PROBLEM DESCRIPTION
Begin with the first line of the material and write out each line exactly, ending with the line that contains "14.518, 14.474, 14.443, 14.378, 14.290, 14.137, 13.990]". Pictures are not part of the copy.

SUPPLIED INFORMATION
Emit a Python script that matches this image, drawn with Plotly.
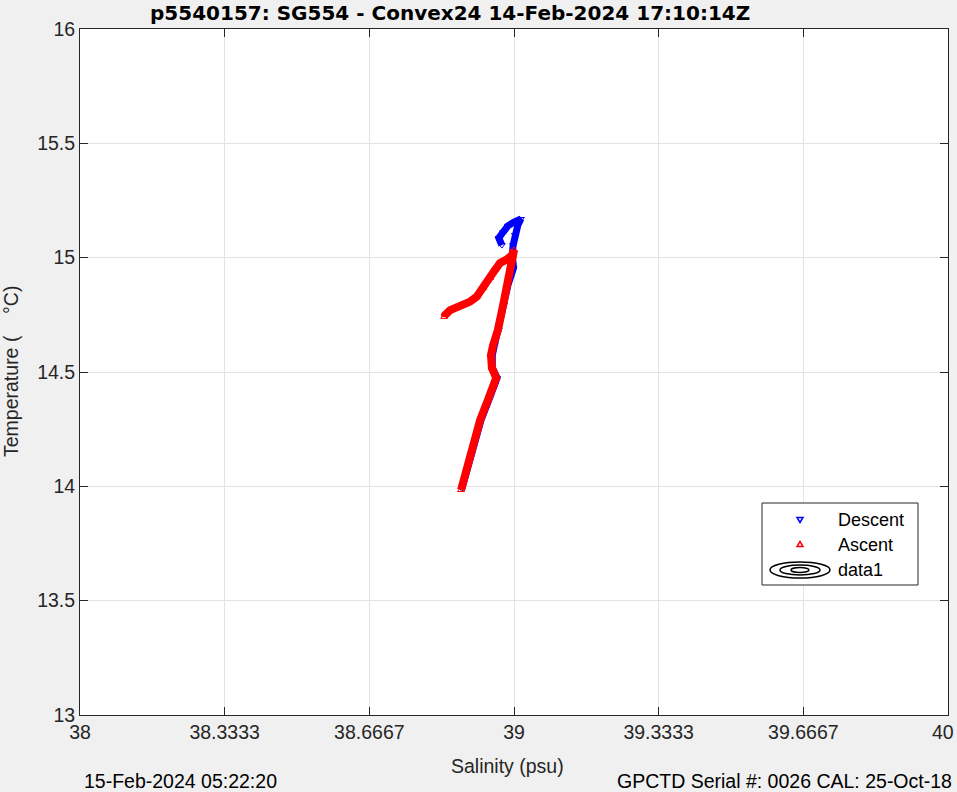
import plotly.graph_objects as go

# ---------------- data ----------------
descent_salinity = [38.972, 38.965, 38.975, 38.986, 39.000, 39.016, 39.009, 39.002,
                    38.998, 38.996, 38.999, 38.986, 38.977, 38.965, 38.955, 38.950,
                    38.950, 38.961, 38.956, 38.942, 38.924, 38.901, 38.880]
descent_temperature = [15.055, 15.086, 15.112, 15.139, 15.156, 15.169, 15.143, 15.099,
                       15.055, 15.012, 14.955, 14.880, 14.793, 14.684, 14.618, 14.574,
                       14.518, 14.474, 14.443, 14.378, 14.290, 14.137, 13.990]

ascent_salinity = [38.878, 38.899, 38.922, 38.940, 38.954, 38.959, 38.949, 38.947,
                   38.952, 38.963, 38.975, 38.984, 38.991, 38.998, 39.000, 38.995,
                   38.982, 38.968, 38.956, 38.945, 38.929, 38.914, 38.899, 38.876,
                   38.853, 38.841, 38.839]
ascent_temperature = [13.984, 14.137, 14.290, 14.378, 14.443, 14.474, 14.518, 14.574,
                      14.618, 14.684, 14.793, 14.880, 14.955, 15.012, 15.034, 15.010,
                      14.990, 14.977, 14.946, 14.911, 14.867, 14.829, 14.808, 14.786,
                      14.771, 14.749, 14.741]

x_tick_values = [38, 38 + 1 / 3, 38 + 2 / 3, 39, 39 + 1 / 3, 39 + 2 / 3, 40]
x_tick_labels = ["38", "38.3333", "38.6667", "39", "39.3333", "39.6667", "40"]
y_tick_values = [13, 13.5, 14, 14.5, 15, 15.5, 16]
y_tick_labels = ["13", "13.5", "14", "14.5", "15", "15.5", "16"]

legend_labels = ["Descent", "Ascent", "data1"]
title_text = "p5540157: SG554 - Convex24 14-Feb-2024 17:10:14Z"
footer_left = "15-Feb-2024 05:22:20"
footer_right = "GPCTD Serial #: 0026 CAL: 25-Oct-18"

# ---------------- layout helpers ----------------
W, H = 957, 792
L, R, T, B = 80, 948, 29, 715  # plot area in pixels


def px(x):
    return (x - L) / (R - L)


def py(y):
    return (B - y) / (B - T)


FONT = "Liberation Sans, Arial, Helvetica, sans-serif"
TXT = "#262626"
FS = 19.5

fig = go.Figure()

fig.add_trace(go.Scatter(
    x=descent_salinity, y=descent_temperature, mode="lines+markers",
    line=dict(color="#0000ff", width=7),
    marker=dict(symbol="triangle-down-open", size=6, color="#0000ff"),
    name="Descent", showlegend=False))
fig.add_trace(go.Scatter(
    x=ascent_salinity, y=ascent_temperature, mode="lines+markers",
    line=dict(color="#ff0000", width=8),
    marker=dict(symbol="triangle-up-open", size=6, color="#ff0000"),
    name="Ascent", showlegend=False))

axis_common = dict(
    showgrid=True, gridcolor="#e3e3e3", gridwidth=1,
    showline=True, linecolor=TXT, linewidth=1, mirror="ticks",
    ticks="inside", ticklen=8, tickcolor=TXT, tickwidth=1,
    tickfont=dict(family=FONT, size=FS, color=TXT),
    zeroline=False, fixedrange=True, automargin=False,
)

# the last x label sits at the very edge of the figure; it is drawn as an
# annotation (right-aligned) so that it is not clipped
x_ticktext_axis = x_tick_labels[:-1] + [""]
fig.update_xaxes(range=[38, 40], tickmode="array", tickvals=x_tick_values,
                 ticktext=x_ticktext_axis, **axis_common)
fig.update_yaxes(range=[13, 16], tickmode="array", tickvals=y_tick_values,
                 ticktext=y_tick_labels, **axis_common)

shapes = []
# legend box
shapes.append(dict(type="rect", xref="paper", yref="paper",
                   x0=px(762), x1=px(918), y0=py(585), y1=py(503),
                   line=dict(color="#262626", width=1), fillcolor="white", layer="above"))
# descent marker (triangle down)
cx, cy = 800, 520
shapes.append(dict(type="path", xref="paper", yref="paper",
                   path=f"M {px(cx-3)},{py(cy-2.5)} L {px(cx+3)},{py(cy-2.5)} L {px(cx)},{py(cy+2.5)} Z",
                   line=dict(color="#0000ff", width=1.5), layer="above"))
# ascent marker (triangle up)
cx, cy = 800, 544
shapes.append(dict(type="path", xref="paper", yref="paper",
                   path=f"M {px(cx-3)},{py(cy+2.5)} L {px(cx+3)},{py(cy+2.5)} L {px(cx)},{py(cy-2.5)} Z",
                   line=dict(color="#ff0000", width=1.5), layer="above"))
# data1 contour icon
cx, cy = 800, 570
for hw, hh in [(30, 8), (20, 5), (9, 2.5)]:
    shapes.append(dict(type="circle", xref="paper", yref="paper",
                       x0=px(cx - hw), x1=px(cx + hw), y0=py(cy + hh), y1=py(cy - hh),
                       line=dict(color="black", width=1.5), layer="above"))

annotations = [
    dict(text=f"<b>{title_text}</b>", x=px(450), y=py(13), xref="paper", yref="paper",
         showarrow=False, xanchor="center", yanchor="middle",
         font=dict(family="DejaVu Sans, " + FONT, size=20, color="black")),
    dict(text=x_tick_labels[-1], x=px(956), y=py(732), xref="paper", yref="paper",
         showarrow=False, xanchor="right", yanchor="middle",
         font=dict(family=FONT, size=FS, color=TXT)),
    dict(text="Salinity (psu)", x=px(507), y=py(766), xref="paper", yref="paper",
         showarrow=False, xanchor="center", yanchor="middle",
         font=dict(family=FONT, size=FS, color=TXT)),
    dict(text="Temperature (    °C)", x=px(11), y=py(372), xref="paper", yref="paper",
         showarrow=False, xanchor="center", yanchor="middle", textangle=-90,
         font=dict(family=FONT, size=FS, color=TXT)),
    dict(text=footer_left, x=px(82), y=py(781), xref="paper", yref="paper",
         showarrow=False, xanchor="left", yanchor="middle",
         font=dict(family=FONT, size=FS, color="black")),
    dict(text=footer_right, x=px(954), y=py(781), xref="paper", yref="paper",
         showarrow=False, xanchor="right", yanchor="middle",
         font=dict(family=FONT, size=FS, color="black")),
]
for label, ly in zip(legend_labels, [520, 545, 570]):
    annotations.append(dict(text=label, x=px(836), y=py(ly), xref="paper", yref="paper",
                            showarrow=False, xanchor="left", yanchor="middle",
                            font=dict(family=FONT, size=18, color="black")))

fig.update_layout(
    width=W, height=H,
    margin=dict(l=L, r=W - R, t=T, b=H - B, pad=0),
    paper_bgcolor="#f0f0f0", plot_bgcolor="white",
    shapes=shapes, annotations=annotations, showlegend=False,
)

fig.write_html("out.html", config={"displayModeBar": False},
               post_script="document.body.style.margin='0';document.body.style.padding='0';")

OUTPUT OF THE TASK
Emit a Python script that matches this image, drawn with Plotly.
import plotly.graph_objects as go

# ---------------- data ----------------
descent_salinity = [38.972, 38.965, 38.975, 38.986, 39.000, 39.016, 39.009, 39.002,
                    38.998, 38.996, 38.999, 38.986, 38.977, 38.965, 38.955, 38.950,
                    38.950, 38.961, 38.956, 38.942, 38.924, 38.901, 38.880]
descent_temperature = [15.055, 15.086, 15.112, 15.139, 15.156, 15.169, 15.143, 15.099,
                       15.055, 15.012, 14.955, 14.880, 14.793, 14.684, 14.618, 14.574,
                       14.518, 14.474, 14.443, 14.378, 14.290, 14.137, 13.990]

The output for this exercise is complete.